Вряд ли Д. Михайлович, чей природный такт и обходительность отмечали и его друзья, и враги, одобрил бы поведение своего «неразлучного приятеля»[688]
. Однако в его приказе, переданном А. Мишичем через Д. Раковича, очевидна определенная ориентация в поиске союзников — только на Англию. Дело тут не в какой-либо неприязни к СССР или вообще к России, его выбор был следствием достаточно типичного мировоззрения, которое позднее красочно описал Живко Топалович. Резюме этого мировоззрения близкий политический советник лидера ЮВвО вложил в уста некоего анонимного сербского крестьянина из Герцеговины. «Издавна мы с русскими вместе воевали, но они за свое государство, а мы за наше, они под своим командованием, а мы под своим. Никогда жизнь наших народов не была одинаковой. У них владели государством и крестьянами великие князья и помещики, а мы из нашего государства турецких помещиков прогоняли и отдавали землю в собственность крестьянину.
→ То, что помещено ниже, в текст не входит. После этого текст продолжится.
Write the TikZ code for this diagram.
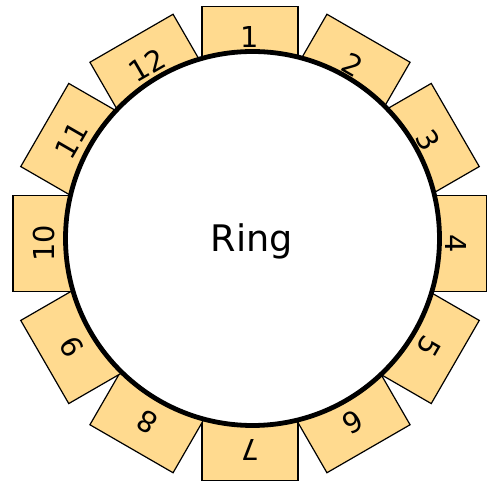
\documentclass[tikz,border=0pt]{standalone}
\usepackage{fontspec}
\setmainfont{DejaVu Sans}
\definecolor{boxfill}{HTML}{FFDA8F}
\begin{document}
\begin{tikzpicture}[x=1pt,y=1pt,
  boxshape/.style={draw=black, line width=1.2pt, fill=boxfill, rectangle,
    minimum width=96pt, minimum height=70pt, inner sep=0pt},
  numlabel/.style={inner sep=0pt, font=\fontsize{28.8}{30}\selectfont},
  ringshape/.style={draw=black, line width=4.8pt, fill=white, circle,
    minimum size=374pt, inner sep=0pt}]
\useasboundingbox (0,0) rectangle (487,482);
\coordinate (C) at (250,238.5);
\coordinate (RC) at (252.5,243.5);
\foreach \k in {1,...,12}{
  \pgfmathsetmacro\t{90-30*(\k-1)}
  \node[boxshape, rotate=\t-90] (b\k) at ([shift={(\t:202)}]C) {};
}
\node[ringshape] (ring) at (RC) {};
\node[anchor=base, inner sep=0pt, font=\fontsize{36.6}{40}\selectfont] (ringtext) at (252,230.3) {Ring};
\foreach \k in {1,...,12}{
  \pgfmathsetmacro\t{90-30*(\k-1)}
  \node[numlabel, rotate=\t-90] (l\k) at ([shift={(\t:206)}]C) {\k};
}
\end{tikzpicture}
\end{document}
И тогда мы от русских сильно отличались, но это нам не мешало помогать друг другу и вместе победить турок, а потом: дорогие мои, разные наши дороги! Так же и со Сталиным. Пусть нам поможет освободиться от немцев, и пусть он в наше государство не вмешивается. Этого мы ему не дадим, как наши старики не дали русскому царю прописывать нам конституцию и законы. Они тогда лишь уважали и приветствовали русских царей, пока они нам честно помогали»[689]. Так как летом 1941 г., по мнению «стратегов» из югославского эмигрантского правительства, СССР не мог сопротивляться немцам дольше месяца, то о первой части желанной формулы сотрудничества («пусть нам поможет») не могло быть и речи. Речь шла о второй части формулы («дорогие мои, разные наши дороги»), и было логично склониться перед Лондоном. Естественно, что позиция, занятая эмигрантским правительством, понравилась и англичанам, испытавшим во второй половине 1941 г. желанную передышку, размышлявшим о будущем Европы и ревниво охранявшим европейские движения Сопротивления от контактов с СССР. Показательно замечание, которым Бейли оправдывал идею о совместной англо-советской миссии в Югославию: «Это была бы полезная демонстрация англо-русского сотрудничества, и в то же время пресекло бы возможные русские притязания»[690].В своем описании «русского проекта» К. Николич оценивает его как проходное и маловажное событие, основываясь на мнении М. Вилера, заявившего, что вследствие подписания договора между НКВД и УСО от 30 сентября 1941 г. «совместная миссия к Михайловичу стала ненужной»[691]
. Однако переговоры в Стамбуле имели для советской стороны несколько большее значение, что было ясно не только по матерившемуся сквозь зубы «полковнику Николаеву».Кем же был этот «полковник Николаев»? На самом деле это был Василий Михайлович Зарубин, начавший свою жизнь в советской разведке еще в 1921 г. и служивший в ИНО ОГПУ с 1925 г. Кроме официальных поездок за рубеж, он выполнил несколько нелегальных миссий: в Дании (1927 г.), во Франции (1930 г.), в Германии (1933 г.), в США (1937 г.). В феврале 1941 г. В.М. Зарубин стал заместителем начальника Первого управления НКГБ СССР, т. е. заместителем начальника внешней разведки[692]
. Этот ответственный пост не помешал ему выполнить ряд важных миссий за границей. Перед «Стамбульскими переговорами» В.М. Зарубин весной 1941 года выезжал за рубеж, чтобы обновить связи НКГБ с советским агентом, личным советником Чан Кайши Вальтером Стеннесом. Этот бывший (а также будущий) немецкий политик в годы Второй мировой войны не покладая рук работал над задачей стратегического для СССР значения: предотвращением попыток Японии и Германии договориться с лидером Гоминьдана, что могло бы привести к «замирению» Китая и усилению японской угрозы для советского Дальнего Востока. Успешную карьеру В.М. Зарубин продолжил и после переговоров в Стамбуле — сначала как резидент НКВД в США, а после войны вновь как заместитель начальника внешней разведки[693].